-- START PROVIDED DATA --

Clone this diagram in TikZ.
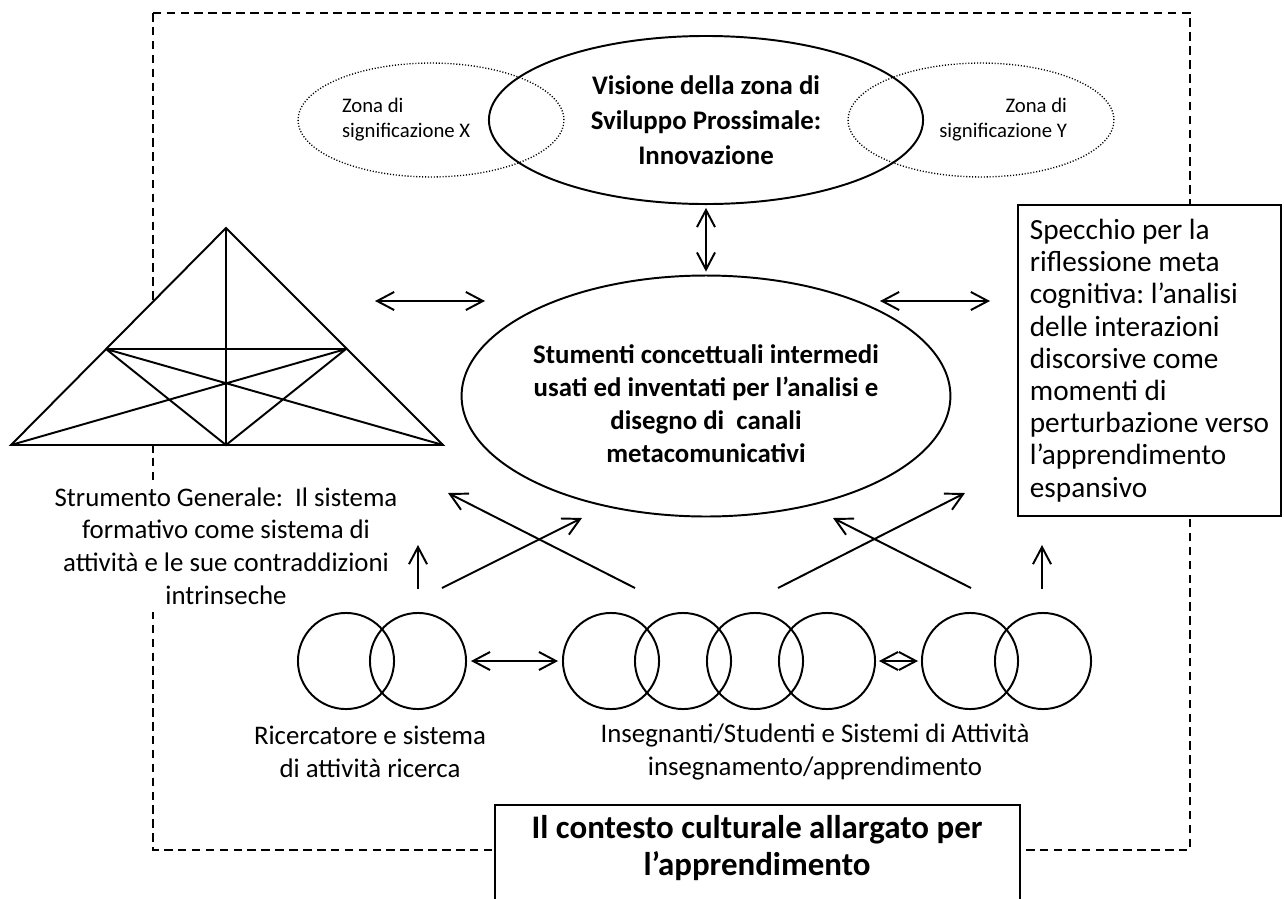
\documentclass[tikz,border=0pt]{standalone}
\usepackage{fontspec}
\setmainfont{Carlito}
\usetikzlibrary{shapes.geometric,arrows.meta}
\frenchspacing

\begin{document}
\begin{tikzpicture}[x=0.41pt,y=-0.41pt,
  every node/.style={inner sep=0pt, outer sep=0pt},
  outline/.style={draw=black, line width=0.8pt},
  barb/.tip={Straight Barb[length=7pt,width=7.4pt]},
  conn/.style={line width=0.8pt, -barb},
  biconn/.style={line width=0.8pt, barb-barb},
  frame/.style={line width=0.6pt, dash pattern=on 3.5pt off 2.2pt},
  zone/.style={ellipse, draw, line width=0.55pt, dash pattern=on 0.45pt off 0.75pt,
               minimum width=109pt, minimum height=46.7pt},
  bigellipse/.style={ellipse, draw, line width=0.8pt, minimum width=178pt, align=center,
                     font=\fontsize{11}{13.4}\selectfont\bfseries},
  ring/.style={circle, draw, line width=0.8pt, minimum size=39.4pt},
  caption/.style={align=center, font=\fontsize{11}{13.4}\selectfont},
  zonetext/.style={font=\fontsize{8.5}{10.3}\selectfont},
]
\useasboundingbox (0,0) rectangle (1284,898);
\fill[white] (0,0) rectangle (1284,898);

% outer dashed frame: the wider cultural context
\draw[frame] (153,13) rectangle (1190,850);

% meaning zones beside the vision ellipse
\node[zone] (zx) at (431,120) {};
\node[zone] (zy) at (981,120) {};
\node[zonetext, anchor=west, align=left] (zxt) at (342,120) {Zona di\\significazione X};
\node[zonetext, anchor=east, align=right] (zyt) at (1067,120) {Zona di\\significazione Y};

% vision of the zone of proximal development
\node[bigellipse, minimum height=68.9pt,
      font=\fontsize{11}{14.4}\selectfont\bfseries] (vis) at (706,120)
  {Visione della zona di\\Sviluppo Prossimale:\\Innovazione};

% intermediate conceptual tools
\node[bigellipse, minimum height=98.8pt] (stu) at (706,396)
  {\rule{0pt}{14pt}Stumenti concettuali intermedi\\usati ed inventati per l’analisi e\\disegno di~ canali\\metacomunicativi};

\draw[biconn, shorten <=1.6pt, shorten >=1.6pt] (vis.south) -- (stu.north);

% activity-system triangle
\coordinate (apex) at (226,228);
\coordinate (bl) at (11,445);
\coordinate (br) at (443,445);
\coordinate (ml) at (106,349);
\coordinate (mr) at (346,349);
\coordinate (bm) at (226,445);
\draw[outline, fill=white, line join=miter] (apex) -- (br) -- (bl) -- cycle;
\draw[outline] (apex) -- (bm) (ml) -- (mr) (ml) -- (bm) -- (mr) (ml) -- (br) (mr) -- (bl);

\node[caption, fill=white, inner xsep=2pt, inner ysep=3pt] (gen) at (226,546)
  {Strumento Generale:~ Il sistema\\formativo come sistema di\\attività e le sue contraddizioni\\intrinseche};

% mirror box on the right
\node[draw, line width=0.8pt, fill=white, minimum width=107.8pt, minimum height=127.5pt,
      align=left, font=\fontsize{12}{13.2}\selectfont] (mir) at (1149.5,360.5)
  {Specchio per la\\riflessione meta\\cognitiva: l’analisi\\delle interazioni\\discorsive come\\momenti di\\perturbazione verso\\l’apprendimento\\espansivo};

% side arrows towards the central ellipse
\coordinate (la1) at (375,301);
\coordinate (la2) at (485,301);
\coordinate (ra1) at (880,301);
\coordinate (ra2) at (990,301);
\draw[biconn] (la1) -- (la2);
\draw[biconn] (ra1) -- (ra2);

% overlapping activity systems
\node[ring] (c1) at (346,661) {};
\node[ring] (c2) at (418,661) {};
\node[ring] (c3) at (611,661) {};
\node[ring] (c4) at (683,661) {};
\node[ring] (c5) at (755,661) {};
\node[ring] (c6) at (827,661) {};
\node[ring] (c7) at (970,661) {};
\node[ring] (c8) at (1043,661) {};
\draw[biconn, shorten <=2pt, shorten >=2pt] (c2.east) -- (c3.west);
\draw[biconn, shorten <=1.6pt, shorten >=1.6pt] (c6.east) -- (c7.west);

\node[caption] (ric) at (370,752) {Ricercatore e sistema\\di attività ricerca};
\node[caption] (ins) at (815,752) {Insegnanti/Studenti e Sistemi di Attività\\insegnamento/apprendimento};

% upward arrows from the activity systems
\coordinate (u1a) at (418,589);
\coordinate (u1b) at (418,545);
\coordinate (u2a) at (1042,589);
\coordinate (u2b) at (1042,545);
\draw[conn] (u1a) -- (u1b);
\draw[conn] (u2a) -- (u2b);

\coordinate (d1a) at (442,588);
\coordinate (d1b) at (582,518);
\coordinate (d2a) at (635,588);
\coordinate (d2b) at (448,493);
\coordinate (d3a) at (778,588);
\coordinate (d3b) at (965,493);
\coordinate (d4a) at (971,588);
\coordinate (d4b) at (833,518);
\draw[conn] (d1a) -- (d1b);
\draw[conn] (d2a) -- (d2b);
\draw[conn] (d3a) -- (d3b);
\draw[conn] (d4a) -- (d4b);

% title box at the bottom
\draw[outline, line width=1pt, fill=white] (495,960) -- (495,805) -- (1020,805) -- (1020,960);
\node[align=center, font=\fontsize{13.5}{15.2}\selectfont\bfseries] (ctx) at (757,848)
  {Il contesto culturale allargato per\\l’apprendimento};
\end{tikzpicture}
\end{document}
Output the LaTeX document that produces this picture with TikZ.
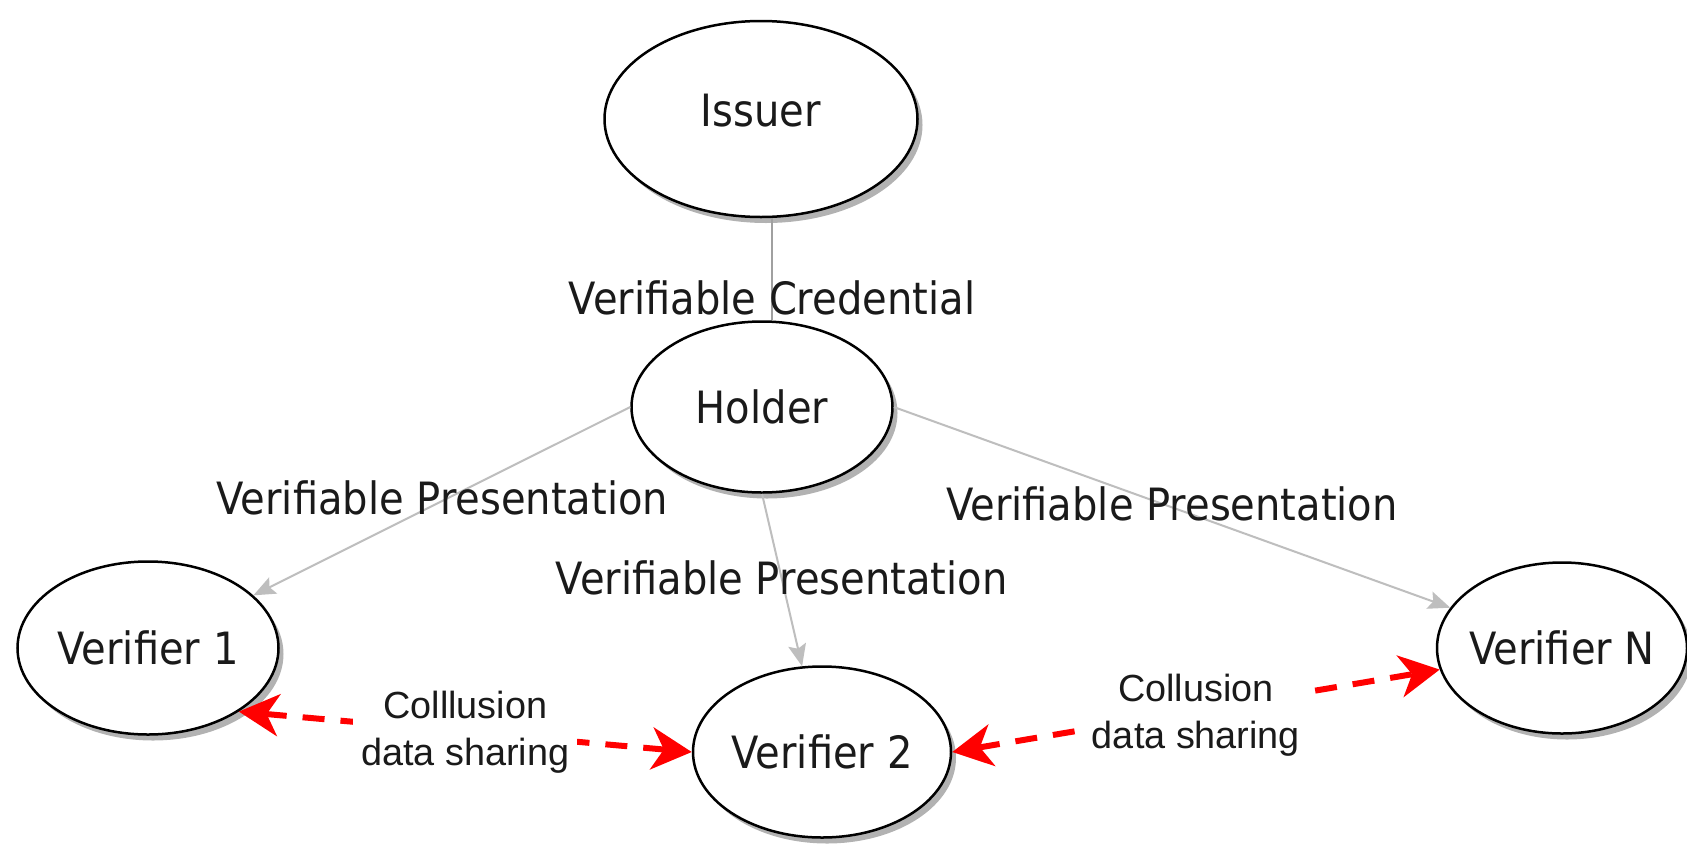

-- END PROVIDED DATA --

DIRECTION = Send back the data above word for word, with the pictures left out.

FINISHED TASK =
Clone this diagram in TikZ.
\documentclass[tikz,border=0pt]{standalone}
\usepackage{fontspec}
\setmainfont{Carlito}
\usetikzlibrary{shapes.geometric,arrows.meta}
\frenchspacing

\begin{document}
\begin{tikzpicture}[x=0.41pt,y=-0.41pt,
  every node/.style={inner sep=0pt, outer sep=0pt},
  outline/.style={draw=black, line width=0.8pt},
  barb/.tip={Straight Barb[length=7pt,width=7.4pt]},
  conn/.style={line width=0.8pt, -barb},
  biconn/.style={line width=0.8pt, barb-barb},
  frame/.style={line width=0.6pt, dash pattern=on 3.5pt off 2.2pt},
  zone/.style={ellipse, draw, line width=0.55pt, dash pattern=on 0.45pt off 0.75pt,
               minimum width=109pt, minimum height=46.7pt},
  bigellipse/.style={ellipse, draw, line width=0.8pt, minimum width=178pt, align=center,
                     font=\fontsize{11}{13.4}\selectfont\bfseries},
  ring/.style={circle, draw, line width=0.8pt, minimum size=39.4pt},
  caption/.style={align=center, font=\fontsize{11}{13.4}\selectfont},
  zonetext/.style={font=\fontsize{8.5}{10.3}\selectfont},
]
\useasboundingbox (0,0) rectangle (1284,898);
\fill[white] (0,0) rectangle (1284,898);

% outer dashed frame: the wider cultural context
\draw[frame] (153,13) rectangle (1190,850);

% meaning zones beside the vision ellipse
\node[zone] (zx) at (431,120) {};
\node[zone] (zy) at (981,120) {};
\node[zonetext, anchor=west, align=left] (zxt) at (342,120) {Zona di\\significazione X};
\node[zonetext, anchor=east, align=right] (zyt) at (1067,120) {Zona di\\significazione Y};

% vision of the zone of proximal development
\node[bigellipse, minimum height=68.9pt,
      font=\fontsize{11}{14.4}\selectfont\bfseries] (vis) at (706,120)
  {Visione della zona di\\Sviluppo Prossimale:\\Innovazione};

% intermediate conceptual tools
\node[bigellipse, minimum height=98.8pt] (stu) at (706,396)
  {\rule{0pt}{14pt}Stumenti concettuali intermedi\\usati ed inventati per l’analisi e\\disegno di~ canali\\metacomunicativi};

\draw[biconn, shorten <=1.6pt, shorten >=1.6pt] (vis.south) -- (stu.north);

% activity-system triangle
\coordinate (apex) at (226,228);
\coordinate (bl) at (11,445);
\coordinate (br) at (443,445);
\coordinate (ml) at (106,349);
\coordinate (mr) at (346,349);
\coordinate (bm) at (226,445);
\draw[outline, fill=white, line join=miter] (apex) -- (br) -- (bl) -- cycle;
\draw[outline] (apex) -- (bm) (ml) -- (mr) (ml) -- (bm) -- (mr) (ml) -- (br) (mr) -- (bl);

\node[caption, fill=white, inner xsep=2pt, inner ysep=3pt] (gen) at (226,546)
  {Strumento Generale:~ Il sistema\\formativo come sistema di\\attività e le sue contraddizioni\\intrinseche};

% mirror box on the right
\node[draw, line width=0.8pt, fill=white, minimum width=107.8pt, minimum height=127.5pt,
      align=left, font=\fontsize{12}{13.2}\selectfont] (mir) at (1149.5,360.5)
  {Specchio per la\\riflessione meta\\cognitiva: l’analisi\\delle interazioni\\discorsive come\\momenti di\\perturbazione verso\\l’apprendimento\\espansivo};

% side arrows towards the central ellipse
\coordinate (la1) at (375,301);
\coordinate (la2) at (485,301);
\coordinate (ra1) at (880,301);
\coordinate (ra2) at (990,301);
\draw[biconn] (la1) -- (la2);
\draw[biconn] (ra1) -- (ra2);

% overlapping activity systems
\node[ring] (c1) at (346,661) {};
\node[ring] (c2) at (418,661) {};
\node[ring] (c3) at (611,661) {};
\node[ring] (c4) at (683,661) {};
\node[ring] (c5) at (755,661) {};
\node[ring] (c6) at (827,661) {};
\node[ring] (c7) at (970,661) {};
\node[ring] (c8) at (1043,661) {};
\draw[biconn, shorten <=2pt, shorten >=2pt] (c2.east) -- (c3.west);
\draw[biconn, shorten <=1.6pt, shorten >=1.6pt] (c6.east) -- (c7.west);

\node[caption] (ric) at (370,752) {Ricercatore e sistema\\di attività ricerca};
\node[caption] (ins) at (815,752) {Insegnanti/Studenti e Sistemi di Attività\\insegnamento/apprendimento};

% upward arrows from the activity systems
\coordinate (u1a) at (418,589);
\coordinate (u1b) at (418,545);
\coordinate (u2a) at (1042,589);
\coordinate (u2b) at (1042,545);
\draw[conn] (u1a) -- (u1b);
\draw[conn] (u2a) -- (u2b);

\coordinate (d1a) at (442,588);
\coordinate (d1b) at (582,518);
\coordinate (d2a) at (635,588);
\coordinate (d2b) at (448,493);
\coordinate (d3a) at (778,588);
\coordinate (d3b) at (965,493);
\coordinate (d4a) at (971,588);
\coordinate (d4b) at (833,518);
\draw[conn] (d1a) -- (d1b);
\draw[conn] (d2a) -- (d2b);
\draw[conn] (d3a) -- (d3b);
\draw[conn] (d4a) -- (d4b);

% title box at the bottom
\draw[outline, line width=1pt, fill=white] (495,960) -- (495,805) -- (1020,805) -- (1020,960);
\node[align=center, font=\fontsize{13.5}{15.2}\selectfont\bfseries] (ctx) at (757,848)
  {Il contesto culturale allargato per\\l’apprendimento};
\end{tikzpicture}
\end{document}
Output the LaTeX document that produces this picture with TikZ.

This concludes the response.